**MATERIAL FOR THE TASK:**
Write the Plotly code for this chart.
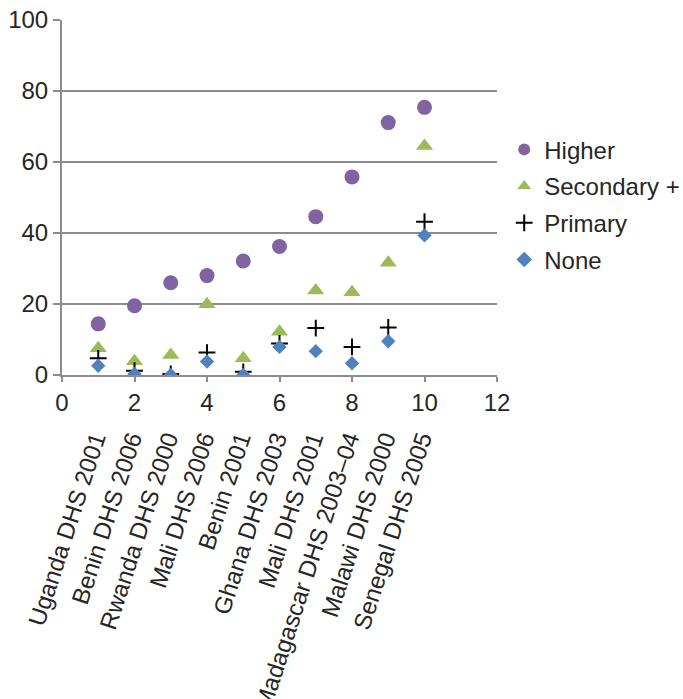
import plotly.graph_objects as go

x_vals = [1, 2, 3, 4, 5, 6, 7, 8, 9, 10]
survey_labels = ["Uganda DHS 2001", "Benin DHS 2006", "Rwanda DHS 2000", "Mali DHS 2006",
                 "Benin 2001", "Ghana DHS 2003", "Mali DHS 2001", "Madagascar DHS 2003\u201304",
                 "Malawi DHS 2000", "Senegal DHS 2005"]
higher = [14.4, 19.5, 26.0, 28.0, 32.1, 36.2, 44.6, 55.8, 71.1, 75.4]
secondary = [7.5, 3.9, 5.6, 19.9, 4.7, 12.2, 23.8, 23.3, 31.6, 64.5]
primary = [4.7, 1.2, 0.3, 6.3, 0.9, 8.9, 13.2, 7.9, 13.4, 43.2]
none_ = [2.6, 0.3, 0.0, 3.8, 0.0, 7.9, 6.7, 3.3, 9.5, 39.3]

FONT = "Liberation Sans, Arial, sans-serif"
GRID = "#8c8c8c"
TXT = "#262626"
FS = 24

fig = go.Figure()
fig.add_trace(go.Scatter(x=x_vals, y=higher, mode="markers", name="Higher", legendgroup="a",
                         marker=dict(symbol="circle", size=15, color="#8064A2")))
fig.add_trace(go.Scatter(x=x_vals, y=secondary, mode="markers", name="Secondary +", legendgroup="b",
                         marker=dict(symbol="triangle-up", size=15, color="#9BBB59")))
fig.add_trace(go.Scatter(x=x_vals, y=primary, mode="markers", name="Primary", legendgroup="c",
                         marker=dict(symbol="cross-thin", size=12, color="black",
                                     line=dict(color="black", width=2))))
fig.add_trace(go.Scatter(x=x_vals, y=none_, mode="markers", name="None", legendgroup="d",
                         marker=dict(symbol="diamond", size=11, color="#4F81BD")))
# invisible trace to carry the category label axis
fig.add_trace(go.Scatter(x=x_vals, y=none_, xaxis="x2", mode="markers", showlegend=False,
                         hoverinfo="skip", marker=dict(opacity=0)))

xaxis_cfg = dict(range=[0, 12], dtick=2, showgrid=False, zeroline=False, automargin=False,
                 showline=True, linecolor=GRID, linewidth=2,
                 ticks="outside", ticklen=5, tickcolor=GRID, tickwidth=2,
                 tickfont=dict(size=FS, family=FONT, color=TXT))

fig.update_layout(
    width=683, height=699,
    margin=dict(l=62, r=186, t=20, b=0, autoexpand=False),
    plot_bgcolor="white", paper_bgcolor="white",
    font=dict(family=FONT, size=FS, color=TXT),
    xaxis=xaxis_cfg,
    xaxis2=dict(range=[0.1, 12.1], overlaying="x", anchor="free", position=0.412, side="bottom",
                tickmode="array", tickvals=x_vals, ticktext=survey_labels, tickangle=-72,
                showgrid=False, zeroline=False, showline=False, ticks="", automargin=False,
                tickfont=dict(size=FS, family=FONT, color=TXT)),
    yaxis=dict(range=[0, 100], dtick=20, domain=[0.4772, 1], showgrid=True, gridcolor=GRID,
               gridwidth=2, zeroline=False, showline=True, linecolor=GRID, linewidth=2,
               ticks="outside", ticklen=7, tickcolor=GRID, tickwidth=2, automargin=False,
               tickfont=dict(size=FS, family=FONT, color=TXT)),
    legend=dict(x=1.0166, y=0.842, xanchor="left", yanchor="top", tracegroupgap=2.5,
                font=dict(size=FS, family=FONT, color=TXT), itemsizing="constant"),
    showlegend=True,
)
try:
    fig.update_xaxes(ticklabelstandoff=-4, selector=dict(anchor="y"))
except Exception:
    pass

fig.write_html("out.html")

==

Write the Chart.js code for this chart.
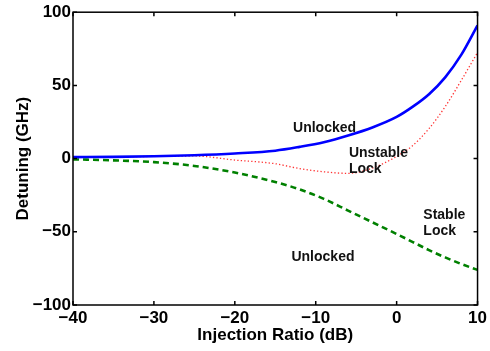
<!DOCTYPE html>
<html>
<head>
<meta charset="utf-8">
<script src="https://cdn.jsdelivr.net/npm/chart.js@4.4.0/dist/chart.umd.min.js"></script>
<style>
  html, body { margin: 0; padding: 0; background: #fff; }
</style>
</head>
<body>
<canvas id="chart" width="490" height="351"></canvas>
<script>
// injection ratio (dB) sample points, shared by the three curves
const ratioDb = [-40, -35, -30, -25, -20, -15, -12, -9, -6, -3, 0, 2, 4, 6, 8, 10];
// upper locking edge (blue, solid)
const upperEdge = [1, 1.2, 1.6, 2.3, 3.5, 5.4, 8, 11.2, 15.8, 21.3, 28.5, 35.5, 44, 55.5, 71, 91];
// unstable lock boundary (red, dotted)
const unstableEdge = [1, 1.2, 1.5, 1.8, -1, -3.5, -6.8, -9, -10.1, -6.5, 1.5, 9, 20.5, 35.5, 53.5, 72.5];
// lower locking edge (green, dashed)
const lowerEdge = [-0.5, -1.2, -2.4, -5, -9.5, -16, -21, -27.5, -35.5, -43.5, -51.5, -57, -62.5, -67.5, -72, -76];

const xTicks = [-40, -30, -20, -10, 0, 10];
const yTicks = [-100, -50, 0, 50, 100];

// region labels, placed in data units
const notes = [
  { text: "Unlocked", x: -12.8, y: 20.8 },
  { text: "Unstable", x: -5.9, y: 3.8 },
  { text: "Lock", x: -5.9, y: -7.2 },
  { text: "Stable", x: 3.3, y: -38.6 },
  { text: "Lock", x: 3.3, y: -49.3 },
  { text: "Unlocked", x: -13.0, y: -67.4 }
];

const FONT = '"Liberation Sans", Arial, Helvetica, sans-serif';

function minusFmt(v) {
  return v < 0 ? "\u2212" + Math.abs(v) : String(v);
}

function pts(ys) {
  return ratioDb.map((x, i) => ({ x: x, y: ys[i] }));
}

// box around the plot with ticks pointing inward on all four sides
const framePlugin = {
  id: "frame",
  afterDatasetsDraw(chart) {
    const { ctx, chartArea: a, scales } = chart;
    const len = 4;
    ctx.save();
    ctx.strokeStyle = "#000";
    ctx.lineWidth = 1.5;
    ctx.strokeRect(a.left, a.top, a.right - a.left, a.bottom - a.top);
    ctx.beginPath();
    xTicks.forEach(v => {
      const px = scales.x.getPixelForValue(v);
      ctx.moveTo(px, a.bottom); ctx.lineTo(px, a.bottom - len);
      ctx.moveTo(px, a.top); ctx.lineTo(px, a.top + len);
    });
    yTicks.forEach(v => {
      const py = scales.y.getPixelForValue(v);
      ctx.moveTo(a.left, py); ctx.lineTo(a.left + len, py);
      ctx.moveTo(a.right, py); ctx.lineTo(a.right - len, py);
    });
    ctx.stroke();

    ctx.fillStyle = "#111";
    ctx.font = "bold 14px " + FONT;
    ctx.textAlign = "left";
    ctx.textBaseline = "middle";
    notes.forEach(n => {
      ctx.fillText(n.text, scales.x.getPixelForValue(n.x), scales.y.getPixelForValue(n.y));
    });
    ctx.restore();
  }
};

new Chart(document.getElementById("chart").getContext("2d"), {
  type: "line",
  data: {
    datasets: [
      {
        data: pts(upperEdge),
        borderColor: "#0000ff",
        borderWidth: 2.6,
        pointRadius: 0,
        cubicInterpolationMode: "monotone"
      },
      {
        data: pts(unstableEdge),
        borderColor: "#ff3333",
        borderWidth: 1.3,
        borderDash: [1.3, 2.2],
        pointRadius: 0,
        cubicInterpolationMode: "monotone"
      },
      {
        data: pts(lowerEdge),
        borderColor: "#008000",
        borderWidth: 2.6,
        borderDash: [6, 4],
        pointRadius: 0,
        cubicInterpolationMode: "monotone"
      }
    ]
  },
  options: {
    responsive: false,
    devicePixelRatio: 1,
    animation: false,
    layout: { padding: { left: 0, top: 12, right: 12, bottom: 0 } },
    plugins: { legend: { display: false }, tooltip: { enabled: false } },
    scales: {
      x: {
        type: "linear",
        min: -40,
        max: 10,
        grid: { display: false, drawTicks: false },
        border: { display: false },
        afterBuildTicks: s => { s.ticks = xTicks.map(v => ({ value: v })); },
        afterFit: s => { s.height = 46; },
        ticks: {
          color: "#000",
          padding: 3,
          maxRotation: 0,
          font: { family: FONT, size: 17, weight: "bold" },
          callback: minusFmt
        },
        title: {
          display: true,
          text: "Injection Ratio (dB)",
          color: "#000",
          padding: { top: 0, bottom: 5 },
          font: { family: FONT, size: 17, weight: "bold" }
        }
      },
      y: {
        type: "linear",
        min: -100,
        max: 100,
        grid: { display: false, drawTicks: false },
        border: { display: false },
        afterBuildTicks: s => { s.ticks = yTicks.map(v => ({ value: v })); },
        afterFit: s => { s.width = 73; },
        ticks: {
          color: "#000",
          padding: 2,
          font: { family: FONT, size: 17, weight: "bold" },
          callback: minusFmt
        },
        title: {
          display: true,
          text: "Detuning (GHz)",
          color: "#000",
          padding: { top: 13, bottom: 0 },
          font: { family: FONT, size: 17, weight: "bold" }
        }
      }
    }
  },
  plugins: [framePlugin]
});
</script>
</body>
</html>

**TASK STATEMENT:** In the listing above, find the line with "Write the Plotly code for this chart." and the line with "import plotly.graph_objects as go". Copy both of them and every line between, exactly, but not the pictures.

**TASK SOLUTION:**
Write the Plotly code for this chart.
import plotly.graph_objects as go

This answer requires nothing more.